Menu

Fanboy Flick Pick: Riddick Another Oddball Entry in a Strange Franchise


riddick-1.jpg

You know those clips you may have already seen from Riddick, in trailers and TV spots? The vast majority of them are from the final third of the movie. I understand why, of course: that third act is a virtual copy of Pitch Black, the Riddick movie that those of us who know there is more than one Riddick movie refer to as the good one. Also, Riddick as a whole would be a more difficult sell, because each of its acts is basically a completely different kind of movie.
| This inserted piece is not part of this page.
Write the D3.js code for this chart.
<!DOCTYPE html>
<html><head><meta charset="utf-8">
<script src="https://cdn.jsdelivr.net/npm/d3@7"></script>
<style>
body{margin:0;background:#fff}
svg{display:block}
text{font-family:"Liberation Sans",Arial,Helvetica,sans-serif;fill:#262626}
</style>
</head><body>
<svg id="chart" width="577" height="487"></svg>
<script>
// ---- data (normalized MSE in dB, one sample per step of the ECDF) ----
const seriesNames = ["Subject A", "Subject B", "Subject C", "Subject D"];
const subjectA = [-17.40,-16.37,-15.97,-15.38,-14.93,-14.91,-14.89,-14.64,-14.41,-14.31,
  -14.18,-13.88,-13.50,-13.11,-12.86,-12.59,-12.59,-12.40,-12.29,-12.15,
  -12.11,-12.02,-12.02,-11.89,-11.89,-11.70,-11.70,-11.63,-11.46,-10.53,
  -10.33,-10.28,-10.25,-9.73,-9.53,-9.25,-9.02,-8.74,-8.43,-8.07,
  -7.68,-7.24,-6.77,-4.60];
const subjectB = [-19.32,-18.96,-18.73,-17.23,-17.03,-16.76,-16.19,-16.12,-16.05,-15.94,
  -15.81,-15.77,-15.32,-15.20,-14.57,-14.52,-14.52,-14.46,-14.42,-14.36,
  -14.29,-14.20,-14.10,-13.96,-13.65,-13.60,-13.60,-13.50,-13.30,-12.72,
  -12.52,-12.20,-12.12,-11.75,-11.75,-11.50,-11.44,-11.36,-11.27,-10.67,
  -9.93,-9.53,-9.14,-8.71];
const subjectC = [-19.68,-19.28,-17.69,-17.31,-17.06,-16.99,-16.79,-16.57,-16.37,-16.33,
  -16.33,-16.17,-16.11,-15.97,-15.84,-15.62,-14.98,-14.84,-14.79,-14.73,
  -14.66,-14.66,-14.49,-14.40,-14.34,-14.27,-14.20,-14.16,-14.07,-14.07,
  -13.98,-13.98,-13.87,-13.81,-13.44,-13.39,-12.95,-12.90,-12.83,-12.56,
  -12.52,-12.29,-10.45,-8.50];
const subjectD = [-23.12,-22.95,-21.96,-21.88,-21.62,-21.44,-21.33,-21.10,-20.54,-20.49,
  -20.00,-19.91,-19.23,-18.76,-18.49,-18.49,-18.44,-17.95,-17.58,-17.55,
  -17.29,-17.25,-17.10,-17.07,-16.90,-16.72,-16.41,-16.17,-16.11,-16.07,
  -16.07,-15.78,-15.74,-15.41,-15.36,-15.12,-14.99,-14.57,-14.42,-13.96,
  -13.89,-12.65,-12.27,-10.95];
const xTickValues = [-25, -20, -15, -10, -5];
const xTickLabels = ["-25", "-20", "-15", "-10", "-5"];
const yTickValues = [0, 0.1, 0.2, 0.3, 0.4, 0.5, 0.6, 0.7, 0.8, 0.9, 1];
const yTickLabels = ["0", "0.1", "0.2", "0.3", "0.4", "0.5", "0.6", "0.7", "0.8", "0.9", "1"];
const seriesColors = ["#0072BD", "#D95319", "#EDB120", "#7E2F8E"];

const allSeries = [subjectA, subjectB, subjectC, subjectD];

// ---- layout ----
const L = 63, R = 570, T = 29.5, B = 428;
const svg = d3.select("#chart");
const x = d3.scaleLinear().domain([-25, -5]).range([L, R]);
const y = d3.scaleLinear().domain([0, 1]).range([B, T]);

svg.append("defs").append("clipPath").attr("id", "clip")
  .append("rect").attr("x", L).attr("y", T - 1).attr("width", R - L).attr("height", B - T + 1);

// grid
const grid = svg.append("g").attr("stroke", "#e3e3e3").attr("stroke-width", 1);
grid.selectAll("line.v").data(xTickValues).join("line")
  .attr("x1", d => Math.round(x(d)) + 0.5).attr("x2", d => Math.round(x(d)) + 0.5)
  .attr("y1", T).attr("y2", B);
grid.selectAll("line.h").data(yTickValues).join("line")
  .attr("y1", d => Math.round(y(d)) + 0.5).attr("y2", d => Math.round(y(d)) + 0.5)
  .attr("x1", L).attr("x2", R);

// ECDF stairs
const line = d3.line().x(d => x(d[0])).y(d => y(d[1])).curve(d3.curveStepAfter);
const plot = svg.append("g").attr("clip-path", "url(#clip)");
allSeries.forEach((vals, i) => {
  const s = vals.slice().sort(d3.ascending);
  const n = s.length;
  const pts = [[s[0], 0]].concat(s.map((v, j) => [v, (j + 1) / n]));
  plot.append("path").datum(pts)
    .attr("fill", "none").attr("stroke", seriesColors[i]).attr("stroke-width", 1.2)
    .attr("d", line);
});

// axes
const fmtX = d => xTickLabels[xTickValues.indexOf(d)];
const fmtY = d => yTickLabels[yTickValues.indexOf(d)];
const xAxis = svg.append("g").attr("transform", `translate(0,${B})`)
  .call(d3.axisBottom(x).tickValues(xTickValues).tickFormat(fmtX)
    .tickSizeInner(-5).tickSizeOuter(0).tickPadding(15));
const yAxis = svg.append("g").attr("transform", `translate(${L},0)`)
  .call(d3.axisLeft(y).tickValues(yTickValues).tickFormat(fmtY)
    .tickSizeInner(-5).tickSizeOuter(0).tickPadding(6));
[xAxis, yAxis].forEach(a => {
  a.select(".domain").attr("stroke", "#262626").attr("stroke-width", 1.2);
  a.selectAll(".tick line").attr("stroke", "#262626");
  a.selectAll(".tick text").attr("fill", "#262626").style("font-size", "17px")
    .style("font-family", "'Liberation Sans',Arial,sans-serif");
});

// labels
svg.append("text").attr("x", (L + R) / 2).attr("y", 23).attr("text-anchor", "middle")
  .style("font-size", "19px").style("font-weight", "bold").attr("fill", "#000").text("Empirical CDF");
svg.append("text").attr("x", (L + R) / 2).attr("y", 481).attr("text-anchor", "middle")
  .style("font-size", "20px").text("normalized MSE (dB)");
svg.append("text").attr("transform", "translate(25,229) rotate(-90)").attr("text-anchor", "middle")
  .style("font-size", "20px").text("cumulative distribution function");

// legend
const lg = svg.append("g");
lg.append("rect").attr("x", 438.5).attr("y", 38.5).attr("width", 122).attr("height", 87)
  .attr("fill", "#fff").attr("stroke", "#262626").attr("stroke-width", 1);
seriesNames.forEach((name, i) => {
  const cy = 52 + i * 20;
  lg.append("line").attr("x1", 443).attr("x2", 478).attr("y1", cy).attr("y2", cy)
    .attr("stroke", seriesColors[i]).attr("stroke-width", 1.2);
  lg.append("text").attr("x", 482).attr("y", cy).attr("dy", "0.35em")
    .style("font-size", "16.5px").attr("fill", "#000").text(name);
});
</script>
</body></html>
Act one sees galactic antihero Richard B. Riddick, as night-visioned and super-strong as ever, waking up on a hostile planet where peril abounds and escalates from the surrounding environment and its wildlife. Near-wordless save for some narration and enough of a flashback to how he got here from his throne as King of the Necromongers (if you don’t already know what this means, don’t ask – it doesn’t much matter anyway), this part of the story plays out like Conan in space, against backdrops that look like pulp sci-fi covers of the ’80s in a beautiful way.

riddick-2.jpg

Act two abruptly shifts gears, as two rival groups of bounty hunters show up to collect the reward on Riddick’s head. Riddick himself all but disappears from sight at this point, and the movie becomes an outdoors take on Alien, with Vin Diesel as the monster who eludes capture, slithers through ducts, and picks off crewmen one by one while barely being seen. Finally, having shown the points of view of both sides, writer-director David Twohy brings them all together as a group, when night falls, monsters arrive, and we get an abbreviated Pitch Black all over again.

It’s a risky way to play with audience sympathies, but it’s far from the only potential alienating factor. Twohy and Diesel, from the start, have designed a dark, scuzzy, hard-R rated universe – second film The Chronicles of Riddick was made at a PG-13 level to justify a bigger budget, and nearly collapsed under its own pomposity – but they actively flip off the audience at least twice in this installment. Once when a beloved pet is brutally killed, and a second time when Riddick makes rape jokes toward Katee Sackhoff’s Dahl. It’s one thing when a nasty, obviously evil character like Jordi Molla’s Santana threatens sexual abuse toward the only woman in the film, and she beats the holy hell out of him every time in return. But when a hero, even an antihero like Riddick does so, it makes me feel lousy for ever sympathizing with him, especially since it has been established that Dahl is a lesbian and he seems to have designs on converting her (ask the stars of Gigli how well that plot development plays with contemporary audiences).

riddick-3.jpg

It almost plays like a weird way of saying, “Hey fanboys, don’t panic, Riddick’s not gay,” following some strange homoerotic moments between him and faction leader Boss Johns (Matt Nable) that include the two of them riding in a suggestive position on a hoverbike as Diesel smiles to the camera. (Following this scene, Johns complains that he was in “the bitch seat.”) Newsflash: gay panic among fanboys ain’t what it used to be, and even if it were, rape jokes don’t assert anybody’s masculinity – quite the contrary most of the time. At any rate, Diesel does go bare-ass naked in one scene that feels like a tribute to the original John Carter books in which the hero of Mars did likewise; to balance this, Sackhoff gets a totally gratuitous shower scene, not that audiences will likely complain.

Looking at the amount of space I’ve just spent discussing the flaws, I do feel like I may be overstating them a bit – I applaud Twohy and Diesel for sticking to their vision, and working to revive their semi-dead franchise with their own money, work and reputation rather than begging on Kickstarter. At the same time, I’m damn glad I didn’t bring my wife to it, and while the pet death is arguably a spoiler, trust me, fellas, I’m saving you some grief by revealing it here and letting you make the call.

riddick-4.jpg

So what’s good? Lots. That first third of the film that’s all Riddick is up there with those middle 20 minutes of Cast Away where Tom Hanks says nothing – it’s a manly man survivalist adventure to make John Milius proud, and a testament to the fact that Diesel could have been a capable new Conan but for Arnold un-retiring and wanting to play him old. The main evil creatures are fun for a while – imagine a giant Alien chestburster on two legs with a scorpion’s tail – though they get tedious en masse toward the end. And the sheer sleaziness of the whole thing is part of the point; I feel like I want to see more of this universe, but then I realize I did, in the overblown second installment. Snapshot POVs from the scum of the galaxy turn out to be more valuable.

Do I recommend this? I really don’t know. As much as moments of the first act are considerably enhanced by the big screen, I feel like saying this is best engaged as a cheap rental. Should this universe get expanded on the creators’ terms, I’m game for more – but would prefer it not be yet another variation on monsters in the dark with a token blonde.